South African producer/director, Clifford Bestall has been making socio-political documentaries for international broadcasters over the past 25 years.
In 2001, BBC Worldwide distributed Killers Don’t Cry which followed a breathtaking attempt to get members of the dangerous ‘Numbers’ gangs to reform in a South Africa’s notorious Pollsmoor prison. It was the first BBC film to win a Grierson Award made by the British Guild of Directors. It went on to win a second Grierson, a Nombre ‘dOr in Amsterdam and the finalist award at the New York Exposition of Short Films.
In 1986, he had co-directed WGBH Frontline’s Apartheid’s People, which won a Peabody Award and then directed the series The Long Walk of Nelson Rolihlahla Mandela. Ethiopia: a Journey was judged to be the Best Factual Moment on British television in 2005.

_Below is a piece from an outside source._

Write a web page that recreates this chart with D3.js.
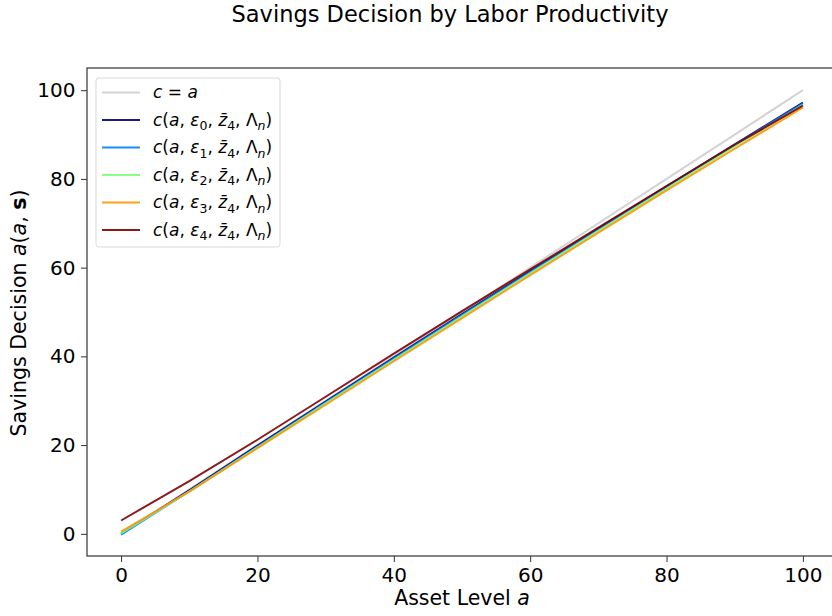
<!DOCTYPE html>
<html>
<head>
<meta charset="utf-8">
<script src="https://cdn.jsdelivr.net/npm/d3@7"></script>
<style>
  body { margin: 0; background: white; }
  text { font-family: "DejaVu Sans", sans-serif; }
</style>
</head>
<body>
<div id="chart"></div>
<script>
// Savings decision data
const assets = [0, 10, 20, 30, 40, 50, 60, 70, 80, 90, 100]
const eps0 = [0.0, 9.8, 19.9, 29.8, 39.7, 49.5, 59.2, 68.8, 78.3, 87.8, 97.2]
const eps1 = [-0.2, 9.6, 19.6, 29.6, 39.5, 49.3, 59.0, 68.6, 78.1, 87.6, 97.0]
const eps2 = [0.1, 9.5, 19.5, 29.4, 39.2, 49.0, 58.7, 68.3, 77.8, 87.3, 96.7]
const eps3 = [0.5, 9.5, 19.3, 29.1, 38.9, 48.6, 58.3, 67.9, 77.4, 86.8, 96.1]
const eps4 = [3.0, 11.9, 21.2, 30.9, 40.6, 50.2, 59.6, 69.0, 78.4, 87.7, 96.5]
const seriesValues = [eps0, eps1, eps2, eps3, eps4]
const seriesIndex = ['0', '1', '2', '3', '4']
const xTicks = [0, 20, 40, 60, 80, 100]
const yTicks = [0, 20, 40, 60, 80, 100]

const colors = ['#000080', '#0080ff', '#7dff7a', '#ff9400', '#800000']

const width = 832, height = 616
const margin = { top: 68, left: 87, right: -5, bottom: 60 }

let svg = d3.select('#chart')
  .append('svg')
  .attr('width', width)
  .attr('height', height)
  .style('background-color', 'white')

let x = d3.scaleLinear().domain([-5, 105]).range([margin.left, 837])
let y = d3.scaleLinear().domain([-5, 105]).range([556, margin.top])

// title
svg.append('text')
  .attr('x', 450)
  .attr('y', 22)
  .attr('text-anchor', 'middle')
  .style('font-size', '22.5px')
  .text('Savings Decision by Labor Productivity')

// axes
svg.append('g')
  .attr('transform', 'translate(0,556)')
  .call(d3.axisBottom(x).tickValues(xTicks).tickSize(6).tickPadding(5.5))
  .call(g => g.select('.domain').remove())
  .call(g => g.selectAll('line').attr('stroke', '#333'))
  .call(g => g.selectAll('text').style('font-size', '20px').attr('fill', '#000').attr('font-family', 'DejaVu Sans'))

svg.append('g')
  .attr('transform', 'translate(' + margin.left + ',0)')
  .call(d3.axisLeft(y).tickValues(yTicks).tickSize(6).tickPadding(5.5))
  .call(g => g.select('.domain').remove())
  .call(g => g.selectAll('line').attr('stroke', '#333'))
  .call(g => g.selectAll('text').style('font-size', '20px').attr('fill', '#000').attr('font-family', 'DejaVu Sans'))

// spines
svg.append('rect')
  .attr('x', margin.left)
  .attr('y', margin.top)
  .attr('width', 837 - margin.left)
  .attr('height', 556 - margin.top)
  .style('fill', 'none')
  .style('stroke', '#333')
  .style('stroke-width', 1.2)

let clip = svg.append('clipPath').attr('id', 'plotclip')
clip.append('rect')
  .attr('x', margin.left).attr('y', margin.top)
  .attr('width', 837 - margin.left).attr('height', 556 - margin.top)

let line = d3.line()
  .x(d => x(d[0]))
  .y(d => y(d[1]))

let plot = svg.append('g').attr('clip-path', 'url(#plotclip)')

// c = a reference line
plot.append('path')
  .datum(assets.map(a => [a, a]))
  .attr('d', line)
  .style('fill', 'none')
  .style('stroke', '#d3d3d3')
  .style('stroke-width', 2)

seriesValues.forEach((vals, i) => {
  plot.append('path')
    .datum(assets.map((a, j) => [a, vals[j]]))
    .attr('d', line)
    .style('fill', 'none')
    .style('stroke', colors[i])
    .style('stroke-opacity', 0.9)
    .style('stroke-width', 2)
})

// x label
let xl = svg.append('text')
  .attr('x', 462)
  .attr('y', 605)
  .attr('text-anchor', 'middle')
  .style('font-size', '20.5px')
xl.append('tspan').text('Asset Level ')
xl.append('tspan').attr('font-style', 'italic').text('a')

// y label
let yl = svg.append('text')
  .attr('transform', 'translate(26,313) rotate(-90)')
  .attr('text-anchor', 'middle')
  .style('font-size', '20.5px')
yl.append('tspan').text('Savings Decision ')
yl.append('tspan').attr('font-style', 'italic').text('a')
yl.append('tspan').text('(')
yl.append('tspan').attr('font-style', 'italic').text('a')
yl.append('tspan').text(', ')
yl.append('tspan').attr('font-weight', 'bold').text('s')
yl.append('tspan').text(')')

// legend
const legend_x = 96
const legend_y = 78
const y_incr = 27.5

svg.append('rect')
  .attr('x', legend_x)
  .attr('y', legend_y)
  .attr('width', 184)
  .attr('height', 169)
  .attr('rx', 3)
  .style('fill', 'white')
  .style('fill-opacity', 0.8)
  .style('stroke', '#d9d9d9')

function mathLabel(t, parts) {
  parts.forEach(p => {
    let s = t.append('tspan').text(p.t)
    if (p.i) s.attr('font-style', 'italic')
    if (p.sub) s.attr('dy', 4.5).style('font-size', '12.5px')
    if (p.up) s.attr('dy', -4.5)
  })
}

// legend: c = a
svg.append('line')
  .attr('x1', legend_x + 6).attr('x2', legend_x + 44)
  .attr('y1', legend_y + 14.5).attr('y2', legend_y + 14.5)
  .style('stroke', '#d3d3d3').style('stroke-width', 2)

let t0 = svg.append('text')
  .attr('x', legend_x + 57)
  .attr('y', legend_y + 14.5)
  .attr('dy', '0.35em')
  .style('font-size', '17px')
mathLabel(t0, [{ t: 'c', i: true }, { t: ' = ' }, { t: 'a', i: true }])

seriesIndex.forEach((k, i) => {
  let cy = legend_y + 14.5 + (i + 1) * y_incr
  svg.append('line')
    .attr('x1', legend_x + 6).attr('x2', legend_x + 44)
    .attr('y1', cy).attr('y2', cy)
    .style('stroke', colors[i]).style('stroke-opacity', 0.9).style('stroke-width', 2)

  let t = svg.append('text')
    .attr('x', legend_x + 57)
    .attr('y', cy)
    .attr('dy', '0.35em')
    .style('font-size', '17px')
  mathLabel(t, [
    { t: 'c', i: true }, { t: '(' }, { t: 'a', i: true }, { t: ', ' },
    { t: 'ε', i: true }, { t: k, sub: true }, { t: ', ', up: true },
    { t: 'z\u0304', i: true }, { t: '4', sub: true }, { t: ', ', up: true },
    { t: 'Λ' }, { t: 'n', i: true, sub: true }, { t: ')', up: true }
  ])
})
</script>
</body>
</html>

His latest film, The 16th Man for ESPN received great acclaim and has just won the Television Academy Honors Award (Emmy).
The Hollywood Reporter:
“With its amazing story and heartfelt reminiscences, "The 16th Man" does as much to illustrate the potential, passion and power of sports as anything ever made for theatrical release.”
The New York Times:
“The 16th Man” is a part of ESPN’s “30 for 30” series. Bestall’s documentary brings the series to a memorable peak.”